**INSTRUCTIONS TO FOLLOW:**
Copy each line below that includes "React".

**MATERIAL:**
===

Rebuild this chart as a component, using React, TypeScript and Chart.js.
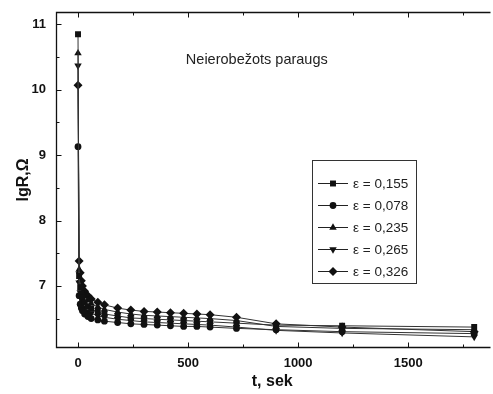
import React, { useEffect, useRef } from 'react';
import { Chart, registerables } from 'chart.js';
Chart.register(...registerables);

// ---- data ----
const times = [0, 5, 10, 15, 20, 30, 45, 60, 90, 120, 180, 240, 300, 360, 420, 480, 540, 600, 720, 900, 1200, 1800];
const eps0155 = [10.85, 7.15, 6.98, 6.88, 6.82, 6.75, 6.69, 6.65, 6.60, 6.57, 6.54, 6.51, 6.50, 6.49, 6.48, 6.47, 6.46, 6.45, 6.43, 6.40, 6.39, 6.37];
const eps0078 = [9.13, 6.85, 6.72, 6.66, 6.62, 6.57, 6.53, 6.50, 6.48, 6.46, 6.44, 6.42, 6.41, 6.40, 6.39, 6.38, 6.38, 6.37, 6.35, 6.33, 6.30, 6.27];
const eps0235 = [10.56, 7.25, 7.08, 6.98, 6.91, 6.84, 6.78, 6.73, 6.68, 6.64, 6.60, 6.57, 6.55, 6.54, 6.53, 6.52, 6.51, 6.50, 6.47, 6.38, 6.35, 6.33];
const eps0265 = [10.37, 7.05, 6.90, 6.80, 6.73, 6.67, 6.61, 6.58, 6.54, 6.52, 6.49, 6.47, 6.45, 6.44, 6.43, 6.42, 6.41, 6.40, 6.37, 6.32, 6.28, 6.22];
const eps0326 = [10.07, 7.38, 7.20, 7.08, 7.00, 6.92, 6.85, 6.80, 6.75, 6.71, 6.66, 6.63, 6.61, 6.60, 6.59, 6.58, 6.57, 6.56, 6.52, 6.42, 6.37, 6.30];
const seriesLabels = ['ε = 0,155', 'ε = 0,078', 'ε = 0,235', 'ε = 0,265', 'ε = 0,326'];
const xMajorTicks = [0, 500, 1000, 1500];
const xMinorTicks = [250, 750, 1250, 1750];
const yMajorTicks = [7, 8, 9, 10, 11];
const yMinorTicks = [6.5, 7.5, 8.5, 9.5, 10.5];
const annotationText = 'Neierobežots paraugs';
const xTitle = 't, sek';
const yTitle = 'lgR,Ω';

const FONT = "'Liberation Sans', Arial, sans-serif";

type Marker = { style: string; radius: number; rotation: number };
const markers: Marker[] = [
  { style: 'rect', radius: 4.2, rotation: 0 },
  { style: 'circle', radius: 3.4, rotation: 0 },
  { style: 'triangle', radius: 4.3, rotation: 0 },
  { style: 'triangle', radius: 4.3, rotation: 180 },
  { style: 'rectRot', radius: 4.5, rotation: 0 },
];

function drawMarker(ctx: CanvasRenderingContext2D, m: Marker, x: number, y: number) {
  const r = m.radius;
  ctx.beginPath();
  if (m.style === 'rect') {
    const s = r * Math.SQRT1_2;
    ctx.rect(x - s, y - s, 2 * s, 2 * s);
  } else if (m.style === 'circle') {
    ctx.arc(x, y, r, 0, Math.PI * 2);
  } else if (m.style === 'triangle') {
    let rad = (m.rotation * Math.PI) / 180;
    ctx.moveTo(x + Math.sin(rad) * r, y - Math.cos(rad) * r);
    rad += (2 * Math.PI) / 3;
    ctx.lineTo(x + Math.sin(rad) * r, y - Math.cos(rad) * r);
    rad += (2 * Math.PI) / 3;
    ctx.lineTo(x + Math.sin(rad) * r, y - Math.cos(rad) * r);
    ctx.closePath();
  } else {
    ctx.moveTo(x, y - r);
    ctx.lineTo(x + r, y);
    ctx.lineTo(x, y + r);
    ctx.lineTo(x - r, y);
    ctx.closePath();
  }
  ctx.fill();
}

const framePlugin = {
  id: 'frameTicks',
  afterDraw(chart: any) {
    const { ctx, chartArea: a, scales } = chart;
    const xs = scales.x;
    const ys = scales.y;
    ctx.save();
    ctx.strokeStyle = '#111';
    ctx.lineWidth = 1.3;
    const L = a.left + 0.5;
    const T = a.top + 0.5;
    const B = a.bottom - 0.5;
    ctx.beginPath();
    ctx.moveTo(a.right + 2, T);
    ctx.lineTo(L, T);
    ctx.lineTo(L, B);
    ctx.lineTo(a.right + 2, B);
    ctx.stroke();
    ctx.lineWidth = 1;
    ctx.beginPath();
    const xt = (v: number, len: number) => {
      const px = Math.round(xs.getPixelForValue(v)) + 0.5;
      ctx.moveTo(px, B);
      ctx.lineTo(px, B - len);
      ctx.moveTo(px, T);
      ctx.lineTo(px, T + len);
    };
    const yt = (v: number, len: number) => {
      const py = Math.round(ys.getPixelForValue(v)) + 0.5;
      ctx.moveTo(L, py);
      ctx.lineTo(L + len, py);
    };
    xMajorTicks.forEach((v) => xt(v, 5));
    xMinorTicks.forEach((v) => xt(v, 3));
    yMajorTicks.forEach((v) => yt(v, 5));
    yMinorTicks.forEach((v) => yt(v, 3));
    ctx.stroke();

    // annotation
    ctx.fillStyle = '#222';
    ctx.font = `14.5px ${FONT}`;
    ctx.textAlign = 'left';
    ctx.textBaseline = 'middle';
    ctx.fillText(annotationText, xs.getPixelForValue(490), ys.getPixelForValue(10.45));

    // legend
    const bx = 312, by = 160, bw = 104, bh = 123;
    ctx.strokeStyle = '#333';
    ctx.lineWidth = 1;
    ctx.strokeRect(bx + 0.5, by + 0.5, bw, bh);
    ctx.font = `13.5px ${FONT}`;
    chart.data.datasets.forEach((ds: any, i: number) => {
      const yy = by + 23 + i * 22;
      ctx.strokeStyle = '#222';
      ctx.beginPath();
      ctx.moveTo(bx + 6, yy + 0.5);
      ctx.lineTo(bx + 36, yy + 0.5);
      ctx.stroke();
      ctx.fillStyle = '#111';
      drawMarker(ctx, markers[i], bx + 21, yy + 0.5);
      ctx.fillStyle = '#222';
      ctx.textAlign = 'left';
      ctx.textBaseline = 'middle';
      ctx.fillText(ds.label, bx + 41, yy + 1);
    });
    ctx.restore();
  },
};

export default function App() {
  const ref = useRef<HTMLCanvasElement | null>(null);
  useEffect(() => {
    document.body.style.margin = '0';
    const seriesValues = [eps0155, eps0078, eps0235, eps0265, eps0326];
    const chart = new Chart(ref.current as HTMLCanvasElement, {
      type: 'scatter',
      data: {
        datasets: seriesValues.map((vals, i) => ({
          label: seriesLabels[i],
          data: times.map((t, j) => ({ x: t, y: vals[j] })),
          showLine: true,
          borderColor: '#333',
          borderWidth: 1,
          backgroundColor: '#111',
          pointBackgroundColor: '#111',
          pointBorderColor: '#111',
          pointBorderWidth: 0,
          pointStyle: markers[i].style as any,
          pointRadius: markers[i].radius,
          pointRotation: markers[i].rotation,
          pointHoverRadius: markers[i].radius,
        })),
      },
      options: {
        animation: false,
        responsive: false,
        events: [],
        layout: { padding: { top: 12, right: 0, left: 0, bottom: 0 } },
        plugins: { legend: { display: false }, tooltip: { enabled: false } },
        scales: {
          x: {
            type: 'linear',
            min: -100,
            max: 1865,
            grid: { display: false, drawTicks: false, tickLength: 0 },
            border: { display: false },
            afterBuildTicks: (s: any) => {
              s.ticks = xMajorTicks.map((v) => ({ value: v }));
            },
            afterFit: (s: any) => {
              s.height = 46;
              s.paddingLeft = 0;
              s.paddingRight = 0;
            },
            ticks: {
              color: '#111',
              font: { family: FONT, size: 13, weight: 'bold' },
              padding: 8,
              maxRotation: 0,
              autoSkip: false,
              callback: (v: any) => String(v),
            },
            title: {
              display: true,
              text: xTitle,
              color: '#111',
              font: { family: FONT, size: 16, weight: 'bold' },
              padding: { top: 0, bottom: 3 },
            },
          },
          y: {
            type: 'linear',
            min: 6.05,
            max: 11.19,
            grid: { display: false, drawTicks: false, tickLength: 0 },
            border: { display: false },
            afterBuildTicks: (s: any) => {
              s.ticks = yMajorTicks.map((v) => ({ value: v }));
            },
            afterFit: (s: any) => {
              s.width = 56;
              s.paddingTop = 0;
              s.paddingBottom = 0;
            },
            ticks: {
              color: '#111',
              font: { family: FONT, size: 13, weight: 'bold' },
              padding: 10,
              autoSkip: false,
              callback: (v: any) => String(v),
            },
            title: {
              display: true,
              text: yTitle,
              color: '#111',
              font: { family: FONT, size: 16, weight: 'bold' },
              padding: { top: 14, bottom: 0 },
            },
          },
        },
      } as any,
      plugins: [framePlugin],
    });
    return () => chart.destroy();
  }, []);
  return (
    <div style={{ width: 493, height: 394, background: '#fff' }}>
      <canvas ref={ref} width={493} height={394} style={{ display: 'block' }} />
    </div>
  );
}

===

**EXERCISE ANSWER:**
Rebuild this chart as a component, using React, TypeScript and Chart.js.
import React, { useEffect, useRef } from 'react';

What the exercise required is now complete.